Despite lower oil prices being a good thing for many parts of the economy, mainly consumers who may have a greater propensity to spend their windfall, the losers tend to be fewer and thus harder hit. It is this focused risk that has wiped over US$2 trillion off the value of global oil and gas companies since June 2014, as lower oil prices have not just impacted earnings, but their dividend paying and debt servicing capabilities. Concerns over future dividends of the energy and mining sectors also weighed on the broader markets.
The changing sentiment of investors created significant movements in equity markets but also in bond markets where lower levels of liquidity exaggerated the impact of fund flows. While the US and UK equity markets recovered their double-digit declines early in the quarter, previously popular investment areas such as European and Japanese equity markets had the biggest downward moves of almost 20%, and did not fully recover. Similarly credit spreads overall ended a very volatile quarter effectively unchanged although European high-yield spreads closed a little higher.

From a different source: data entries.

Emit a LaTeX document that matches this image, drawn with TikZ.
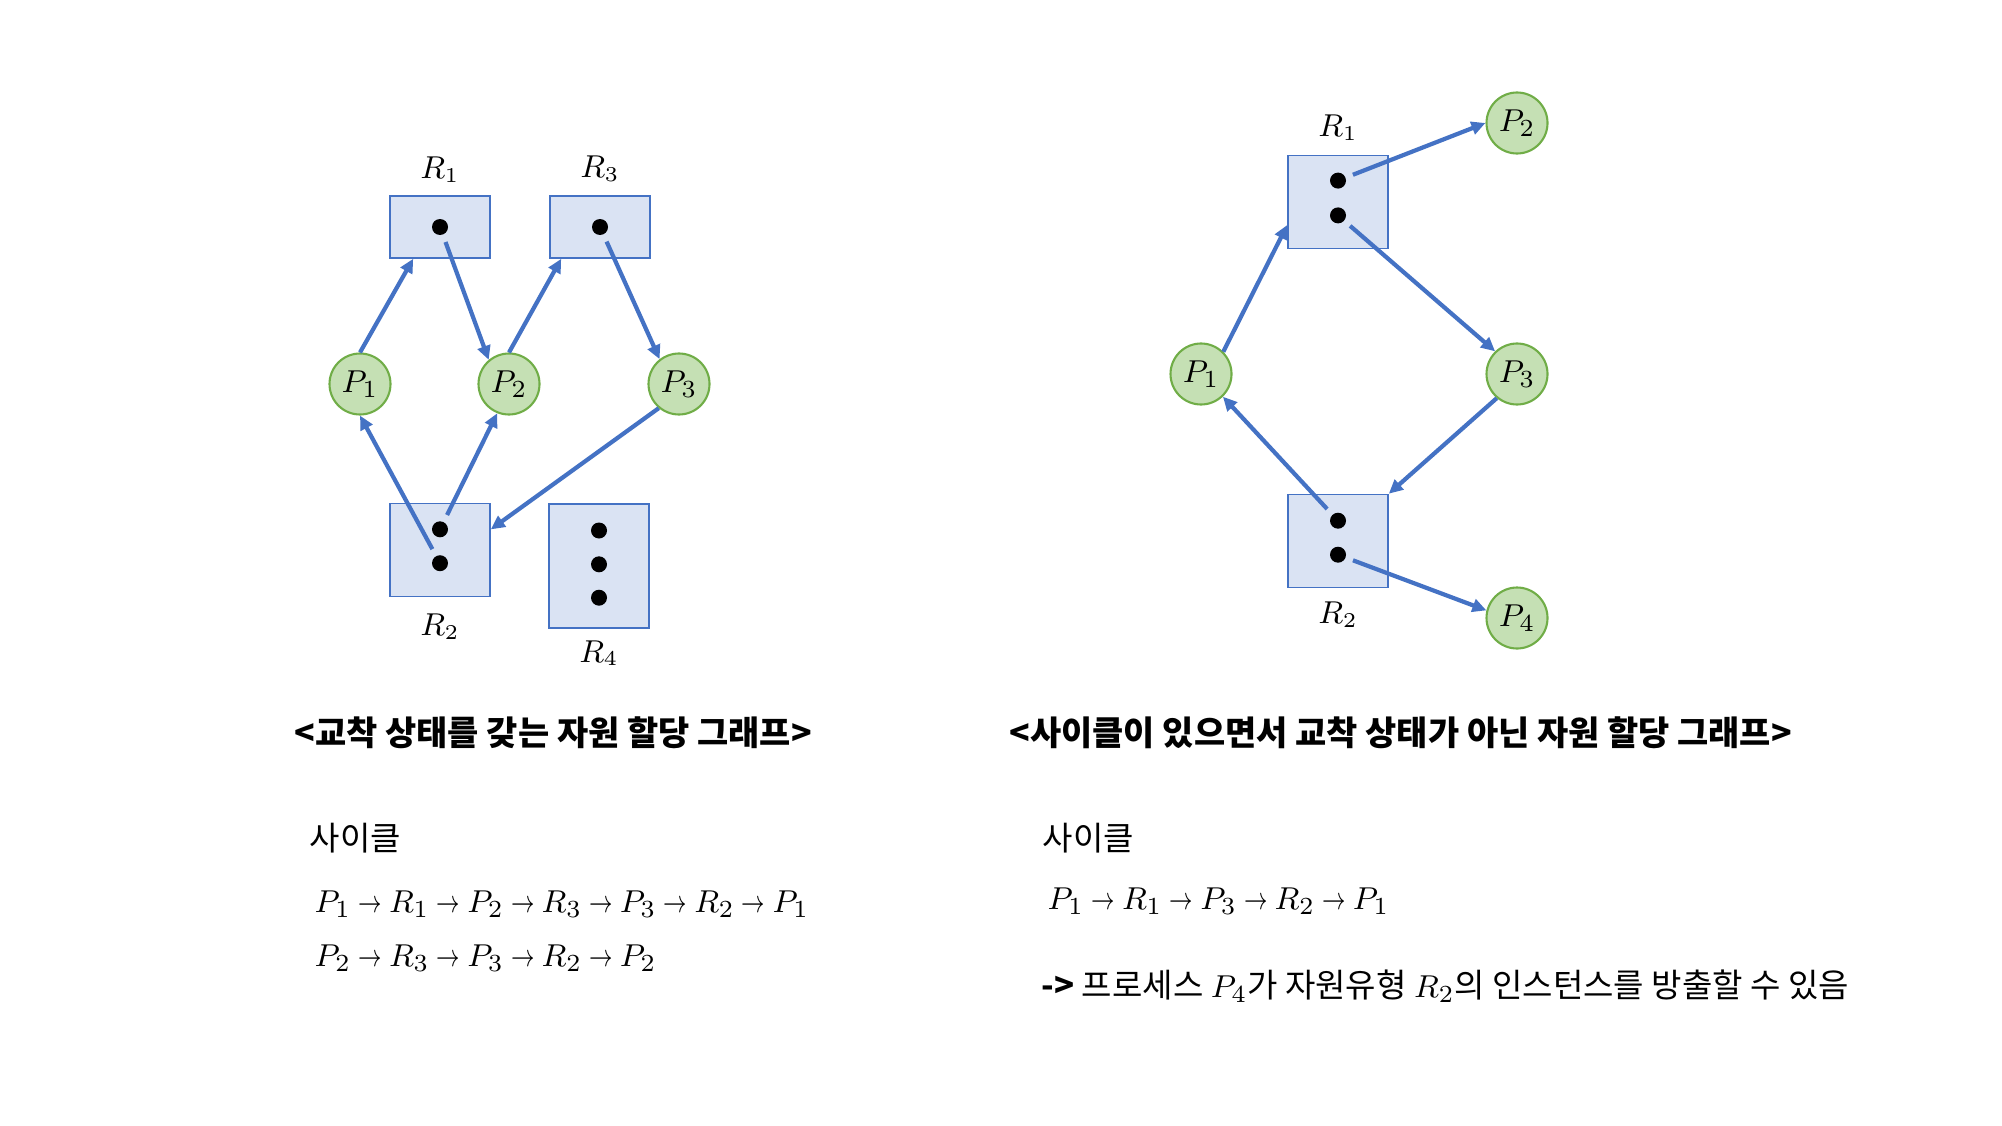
\documentclass[tikz,border=0pt]{standalone}
\usepackage{amsmath}
\usepackage{graphicx}
\usepackage{fontspec}
\setmainfont{Noto Sans CJK KR}
\usetikzlibrary{arrows.meta, positioning}
\definecolor{resFill}{RGB}{218, 227, 243}
\definecolor{resLine}{RGB}{68, 114, 196}
\definecolor{procFill}{RGB}{197, 224, 180}
\definecolor{procLine}{RGB}{112, 173, 71}
\newcommand{\nxt}{\mskip 4mu\relax\mathord{\scalebox{0.72}[1]{$\to$}}\mskip 4mu\relax}

\begin{document}
\begin{tikzpicture}[x=0.1mm, y=-0.1mm,
    res/.style={draw=resLine, fill=resFill, line width=0.45pt, minimum width=10mm, inner sep=0},
    proc/.style={circle, draw=procLine, fill=procFill, line width=0.6pt, minimum size=6.1mm, inner sep=0, font=\fontsize{9.5}{10}\selectfont},
    inst/.style={circle, fill=black, minimum size=1.6mm, inner sep=0, outer sep=0.8mm},
    edge/.style={resLine, line width=1.2pt, -{Triangle[length=1.4mm, width=1.3mm]}},
    lbl/.style={font=\fontsize{8.8}{9}\selectfont, inner sep=0},
    title/.style={anchor=west, inner sep=0, font=\fontsize{9.65}{11}\selectfont\bfseries},
    body/.style={anchor=west, inner sep=0, font=\fontsize{9.4}{11}\selectfont}]
  \useasboundingbox (0,0) rectangle (2002,1125);

  % deadlocked graph (left)
  \node[res, minimum height=6.2mm] (dR1) at (440,227) {};
  \node[res, minimum height=6.2mm] (dR3) at (600,227) {};
  \node[res, minimum height=9.3mm] (dR2) at (440,550) {};
  \node[res, minimum height=12.4mm] (dR4) at (599,566) {};
  \node[proc] (dP1) at (360,384) {$P_1$};
  \node[proc] (dP2) at (509,384) {$P_2$};
  \node[proc] (dP3) at (679,384) {$P_3$};

  \node[lbl, above=1.2mm of dR1] (dR1t) {$R_1$};
  \node[lbl, above=1.3mm of dR3] (dR3t) {$R_3$};
  \node[lbl, below=1.6mm of dR2] (dR2t) {$R_2$};
  \node[lbl, below=1.1mm of dR4] (dR4t) {$R_4$};

  % instances
  \node[inst] (dr1a) at (dR1) {};
  \node[inst] (dr3a) at (dR3) {};
  \node[inst] (dr2a) at ([yshift=2.07mm]dR2.center) {};
  \node[inst] (dr2b) at ([yshift=-1.32mm]dR2.center) {};
  \node[inst] (dr4a) at ([yshift=3.55mm]dR4.center) {};
  \node[inst] (dr4b) at ([yshift=0.17mm]dR4.center) {};
  \node[inst] (dr4c) at ([yshift=-3.17mm]dR4.center) {};

  \draw[edge] (dP1.north) -- ([xshift=2.4mm]dR1.south west);
  \draw[edge] (dr1a) -- (dP2.130);
  \draw[edge] (dP2.north) -- ([xshift=1.2mm]dR3.south west);
  \draw[edge] (dr3a) -- (dP3.128);
  \draw[edge] (dP3.230) -- ([yshift=2.06mm]dR2.east);
  \draw[edge] (dr2b) -- (dP1.south);
  \draw[edge] (dr2a) -- (dP2.248);

  % cycle without deadlock (right)
  \node[res, minimum height=9.3mm] (cR1) at (1338,202) {};
  \node[res, minimum height=9.3mm] (cR2) at (1338,541) {};
  \node[proc] (cP1) at (1201,374) {$P_1$};
  \node[proc] (cP2) at (1517,123) {$P_2$};
  \node[proc] (cP3) at (1517,374) {$P_3$};
  \node[proc] (cP4) at (1517,618) {$P_4$};

  \node[lbl, above=1.4mm of cR1] (cR1t) {$R_1$};
  \node[lbl, below=1.3mm of cR2] (cR2t) {$R_2$};

  \node[inst] (cr1a) at ([yshift=2.14mm]cR1.center) {};
  \node[inst] (cr1b) at ([yshift=-1.34mm]cR1.center) {};
  \node[inst] (cr2a) at ([yshift=2.03mm]cR2.center) {};
  \node[inst] (cr2b) at ([yshift=-1.37mm]cR2.center) {};

  \draw[edge] (cr1a) -- (cP2.west);
  \draw[edge] (cP1.45) -- ([yshift=-2.3mm]cR1.west);
  \draw[edge] (cr1b) -- (cP3.134);
  \draw[edge] (cP3.230) -- (cR2.north east);
  \draw[edge] (cr2a) -- (cP1.314);
  \draw[edge] (cr2b) -- (cP4.166);

  % captions
  \node[title] (dTitle) at (294,733) {<교착 상태를 갖는 자원 할당 그래프>};
  \node[title] (cTitle) at (1009,733) {<사이클이 있으면서 교착 상태가 아닌 자원 할당 그래프>};

  \node[body] (dCyc) at (309,838) {사이클};
  \node[body] (dPath1) at (314,904) {$P_1 \nxt R_1 \nxt P_2 \nxt R_3 \nxt P_3 \nxt R_2 \nxt P_1$};
  \node[body] (dPath2) at (314,958) {$P_2 \nxt R_3 \nxt P_3 \nxt R_2 \nxt P_2$};

  \node[body] (cCyc) at (1042,838) {사이클};
  \node[body] (cPath) at (1047,901) {$P_1 \nxt R_1 \nxt P_3 \nxt R_2 \nxt P_1$};
  \node[body] (cNote) at (1041,986) {{\bfseries ->} 프로세스 $P_4$가 자원유형 $R_2$의 인스턴스를 방출할 수 있음};
\end{tikzpicture}
\end{document}
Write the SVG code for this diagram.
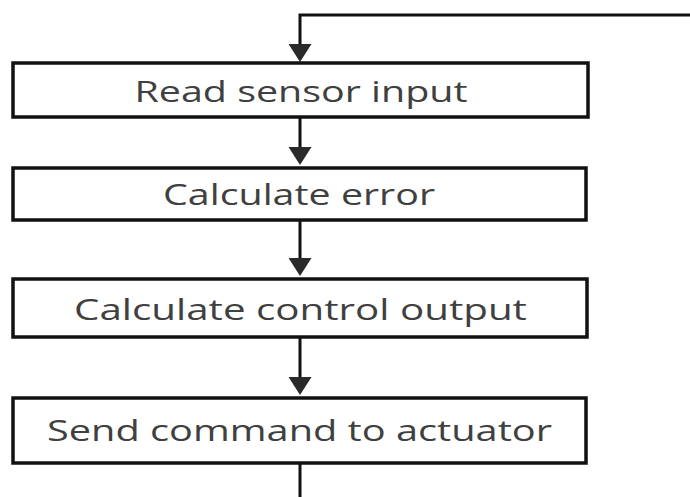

Central bank action, and nonaction, continued to weigh on markets. Apart from the overtly pessimistic signal of negative interest rates, as mentioned, there are increasing worries that there are limits to negative interest rate policies and that they may actually dampen growth by decreasing the profitability of the financial system and thus the credit availability. It was no surprise that the financial sector was amongst the most volatile this quarter, primarily in Japan and Europe where this policy is being implemented, and with financial repression likely to continue for the foreseeable future, gold had one of its best quarterly returns in the last 30 years.
One of the positives out of the recent concerns is that corporate earnings expectations have declined to the extent that positive surprises are more likely, especially as the oil price appears to have stabilised. However, lowered expectations for global growth, as well as the deepening of negative interest rate policy, ensured that most government bond yields declined significantly over the quarter, even in the UK and US where core inflation is picking up. The divergence of market views across different asset classes is likely to ensure that volatility remains heightened for some time until we see a clearer view of regional growth rates and the inflationary impact of a tightening labour market in the UK and US. In such an investment environment, ongoing income provides both emotional as well as valuation support.